Cute alert: Assiniboine Park Zoo welcomes newborn white-handed gibbon
Infant born Monday is 3rd child of gibbon pair Maya and Samson
Winnipeg's Assiniboine Park Zoo has an adorable new arrival.
A new baby gibbon was born Monday to Maya and Samson, two white-handed gibbons who were matched on a recommendation from the Association of Zoos and Aquariums' species survival plan program.
So far, mom and baby are in good health and are bonding well, while its big siblings are being very respectful, said Fran Donnelly, an animal care professional at the zoo.
"It's a really great family dynamic that they're developing," Donnelly said.
On Friday, Maya could be seen swinging around her habitat with the tiny primate latched onto her belly.
This is the pair's third baby.
In 2019, the two had their first child, Salju, who was the first infant born at the zoo's gibbon habitat.
Their second child, Merrick, was born in 2021.
The sex of the new baby isn't known yet.
Its name might be chosen by the public through an online survey, similar to how its siblings got their names, Donnelly said.
"We may do that again, or it may be a [zoo]keeper naming situation. Each offspring is a little bit different," she said.

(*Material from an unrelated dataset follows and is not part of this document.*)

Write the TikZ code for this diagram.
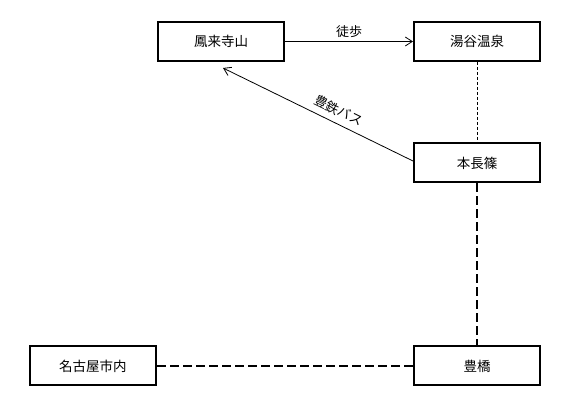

White-handed gibbons are an endangered species that are native to southeast Asia.
They're typically "found in the canopy of the trees — so they like to be way up high," Donnelly said, adding that visitors can expect similar behaviour at the gibbons' habitat at the zoo.
"You can always look way up high as well, because they like hanging out in the rafters and at the windows."
The gibbon exhibit was closed to visitors for most of the week following the birth but will reopen Saturday.
There were no gibbons at the zoo for a while after the old monkey house was closed in 2011 because it didn't meet modern standards. Maya was born at the Winnipeg zoo shortly before that monkey house was closed.
She lived at Safari Niagara, a private zoo in Ontario, until the new exhibit opened in the former lion pavilion at the Assiniboine Park Zoo in 2017.